From the Archives
MY JOURNEYS across the Pacific are becoming more frequent. For years I have been going to Australia to visit my mother. When she was in her sixties, still relatively youthful and fit for long-distance travel, we used to alternate trips each year, which meant that I went down there every two years. When she got into her seventies and wasn’t up for the long flight, I went down there every year. When she turned eighty it was a different story and I started going down there twice a year.
The flight from New York is a twenty-hour mind trip through six time zones. The Qantas 747 leaves Kennedy Airport at night, stops for more passengers at LAX, and takes off again, flying into darkness all the way. We don’t see the dawn again until the descent into Sydney, fourteen hours later and the sun is coming up over the Sydney Harbor Bridge and reflecting off the shell-shaped roofs of the Opera House. A beautiful sight.
When I was younger and figured I had most of my life ahead of me I would tense up during anxious moments, like when the cabin lights flicker on and off and the captain’s voice comes on the intercom: “We seem to be having a bit of an electrical problem…”; or if the engines begin making strange noises; or if God suddenly reaches out and, for no apparent reason, gives the plane a darn good shake.

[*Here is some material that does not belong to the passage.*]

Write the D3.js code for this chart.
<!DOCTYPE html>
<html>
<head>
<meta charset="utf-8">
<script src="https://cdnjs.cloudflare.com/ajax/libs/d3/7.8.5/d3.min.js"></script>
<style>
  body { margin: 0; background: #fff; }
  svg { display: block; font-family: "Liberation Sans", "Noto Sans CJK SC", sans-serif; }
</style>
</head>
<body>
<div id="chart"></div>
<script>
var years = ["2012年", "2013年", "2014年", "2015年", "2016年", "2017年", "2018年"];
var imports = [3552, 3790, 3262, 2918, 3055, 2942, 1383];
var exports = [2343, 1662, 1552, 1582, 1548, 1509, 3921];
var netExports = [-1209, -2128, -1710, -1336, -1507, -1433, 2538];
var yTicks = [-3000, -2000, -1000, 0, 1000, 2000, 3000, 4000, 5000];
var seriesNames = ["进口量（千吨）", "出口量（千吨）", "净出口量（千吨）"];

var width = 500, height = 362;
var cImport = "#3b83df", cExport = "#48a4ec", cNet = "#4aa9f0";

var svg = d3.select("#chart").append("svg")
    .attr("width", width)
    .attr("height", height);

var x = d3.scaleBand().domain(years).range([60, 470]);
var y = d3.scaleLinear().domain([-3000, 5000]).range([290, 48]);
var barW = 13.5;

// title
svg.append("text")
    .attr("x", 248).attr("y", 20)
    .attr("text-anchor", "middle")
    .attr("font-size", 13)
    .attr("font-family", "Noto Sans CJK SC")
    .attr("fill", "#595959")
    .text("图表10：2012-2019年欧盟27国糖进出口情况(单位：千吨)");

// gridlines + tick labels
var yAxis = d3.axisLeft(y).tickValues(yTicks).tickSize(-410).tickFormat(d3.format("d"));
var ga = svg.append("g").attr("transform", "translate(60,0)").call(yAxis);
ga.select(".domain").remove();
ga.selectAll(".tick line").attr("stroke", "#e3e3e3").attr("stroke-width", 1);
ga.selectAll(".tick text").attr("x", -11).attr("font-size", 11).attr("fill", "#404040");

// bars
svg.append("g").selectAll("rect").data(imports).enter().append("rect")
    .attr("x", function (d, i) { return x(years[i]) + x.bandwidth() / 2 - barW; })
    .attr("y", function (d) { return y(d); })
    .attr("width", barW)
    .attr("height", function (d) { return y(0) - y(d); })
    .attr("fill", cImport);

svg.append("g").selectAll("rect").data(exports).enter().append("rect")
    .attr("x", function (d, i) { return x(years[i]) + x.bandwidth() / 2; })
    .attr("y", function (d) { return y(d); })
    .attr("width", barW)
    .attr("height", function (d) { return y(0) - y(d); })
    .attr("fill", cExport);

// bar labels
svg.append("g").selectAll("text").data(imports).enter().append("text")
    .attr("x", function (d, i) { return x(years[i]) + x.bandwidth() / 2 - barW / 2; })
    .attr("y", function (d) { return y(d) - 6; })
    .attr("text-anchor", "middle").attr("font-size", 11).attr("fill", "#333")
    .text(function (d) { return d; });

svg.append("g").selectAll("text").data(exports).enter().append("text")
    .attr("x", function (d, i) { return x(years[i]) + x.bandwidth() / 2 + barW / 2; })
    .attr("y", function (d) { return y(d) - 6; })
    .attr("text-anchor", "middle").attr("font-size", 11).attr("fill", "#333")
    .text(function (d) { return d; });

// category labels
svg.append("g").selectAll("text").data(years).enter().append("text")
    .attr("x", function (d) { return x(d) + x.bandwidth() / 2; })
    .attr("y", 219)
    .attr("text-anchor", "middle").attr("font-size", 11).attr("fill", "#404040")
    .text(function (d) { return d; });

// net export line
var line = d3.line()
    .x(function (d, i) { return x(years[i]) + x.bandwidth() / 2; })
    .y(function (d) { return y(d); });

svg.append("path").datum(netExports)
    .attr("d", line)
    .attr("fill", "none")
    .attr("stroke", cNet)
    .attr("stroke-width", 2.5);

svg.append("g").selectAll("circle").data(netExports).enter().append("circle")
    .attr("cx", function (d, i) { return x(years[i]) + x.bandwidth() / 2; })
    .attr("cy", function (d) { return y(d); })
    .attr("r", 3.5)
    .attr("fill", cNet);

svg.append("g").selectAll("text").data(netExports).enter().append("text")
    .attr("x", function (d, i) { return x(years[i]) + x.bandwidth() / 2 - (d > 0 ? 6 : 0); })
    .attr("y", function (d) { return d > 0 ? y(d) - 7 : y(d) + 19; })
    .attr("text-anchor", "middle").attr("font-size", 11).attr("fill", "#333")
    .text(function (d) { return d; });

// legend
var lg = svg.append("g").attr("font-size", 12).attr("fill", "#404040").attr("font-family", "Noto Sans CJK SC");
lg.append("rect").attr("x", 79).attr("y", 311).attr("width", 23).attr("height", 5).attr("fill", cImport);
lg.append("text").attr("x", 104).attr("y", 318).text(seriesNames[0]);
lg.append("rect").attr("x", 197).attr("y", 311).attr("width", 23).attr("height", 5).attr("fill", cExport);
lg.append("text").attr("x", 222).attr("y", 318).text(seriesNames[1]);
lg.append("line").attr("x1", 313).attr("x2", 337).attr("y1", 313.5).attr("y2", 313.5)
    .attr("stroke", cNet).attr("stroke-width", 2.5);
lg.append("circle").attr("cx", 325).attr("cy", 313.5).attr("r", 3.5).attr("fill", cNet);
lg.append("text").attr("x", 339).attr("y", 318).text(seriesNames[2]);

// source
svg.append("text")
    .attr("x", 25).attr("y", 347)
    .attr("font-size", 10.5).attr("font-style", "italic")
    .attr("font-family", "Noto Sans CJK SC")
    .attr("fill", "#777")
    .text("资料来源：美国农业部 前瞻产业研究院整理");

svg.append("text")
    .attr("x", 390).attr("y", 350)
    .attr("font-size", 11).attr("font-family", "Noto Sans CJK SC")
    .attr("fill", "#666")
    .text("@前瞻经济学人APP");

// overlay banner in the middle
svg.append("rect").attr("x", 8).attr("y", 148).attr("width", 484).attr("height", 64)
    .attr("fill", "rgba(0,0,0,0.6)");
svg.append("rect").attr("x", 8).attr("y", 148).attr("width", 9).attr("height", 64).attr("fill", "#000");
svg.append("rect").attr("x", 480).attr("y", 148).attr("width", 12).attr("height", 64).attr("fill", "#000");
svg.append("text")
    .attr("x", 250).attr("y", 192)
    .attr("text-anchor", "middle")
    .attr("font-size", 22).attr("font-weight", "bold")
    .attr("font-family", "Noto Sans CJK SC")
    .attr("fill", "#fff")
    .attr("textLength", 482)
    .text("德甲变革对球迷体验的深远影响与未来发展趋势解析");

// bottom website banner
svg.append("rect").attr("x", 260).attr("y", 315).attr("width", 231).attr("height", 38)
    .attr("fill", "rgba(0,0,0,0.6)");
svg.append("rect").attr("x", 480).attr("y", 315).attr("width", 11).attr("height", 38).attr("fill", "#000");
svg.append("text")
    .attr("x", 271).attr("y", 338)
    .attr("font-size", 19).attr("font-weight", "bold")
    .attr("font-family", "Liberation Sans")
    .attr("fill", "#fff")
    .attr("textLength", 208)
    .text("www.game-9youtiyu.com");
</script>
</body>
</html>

As I get older and more resigned to my fate, I sit back and take it easy, in an aisle seat in the center row if possible, where, if I get lucky, I might have three or four seats to myself and can stretch out under a Qantas blanket; or get luckier still and sit next to a pretty woman traveling alone, which has happened more than once. Sweet friendships can be forged at that height and at that speed, especially if God is shaking the plane.
A young dark-haired woman, during extreme turbulence, once gave him a look that said, You can climb under this blanket with me if you like because 40,000 feet of black death terrifies me.
A man answers a cry like that.
My mother believes in heaven; she believes she will be reunited with her husband, who died at fifty, and her first-born son, who died at twenty-four just six months later.
My brother died on the side of the road, the scent of eucalyptus in the air. He was in the passenger seat of a sports car that overturned at high speed on a country road. His best friend was driving. He survived.
“They took the curve too fast,” the bearer of the news told my mother and me at five o’clock on a Saturday afternoon. I was eleven. “We don’t think there was any pain.” The death of my first-born is infinite pain, my mother’s eyes said.
The accident was reported next morning on the front page of the newspaper:
FOOTBALLER DIES IN CAR CRASH
The club photo they used was particularly soulful, his eyes staring sadly at eternity.
My uncomplicated mother, with her childlike view of life and death, expressed it poignantly in a letter to me some years later: One minute he was here, and the next in Paradise.
After the accident, the best friend who was driving, a fellow footballer, wrote a painful letter to my mother, asking her forgiveness. He sent her a delicate porcelain figurine—a ballerina—an unusual gift from a football player. She put it on the mantel in her living room.
“He didn’t know what to do with his grief,” she says over the years, as she carefully dusts the ornament.
I remember going to my brother’s football games, and afterwards, in the locker room, the smell of sweat was the smell of a hero. All those years without him. I miss him more with each year, and never more than flying across that sea of darkness.
I would give anything to be met at the airport by my brother. I would get off the plane looking for a tall figure waiting at the gate, a man in his fifties now.
“Good flight?” he would ask.
“It was okay.”
My brother would take one of my suitcases, not an ounce of fat on him, still lean and strong. “You’re looking well,” he’d say.
“You look great,” I’d say, and we’d walk out to the parking lot, the scent of eucalyptus in the air.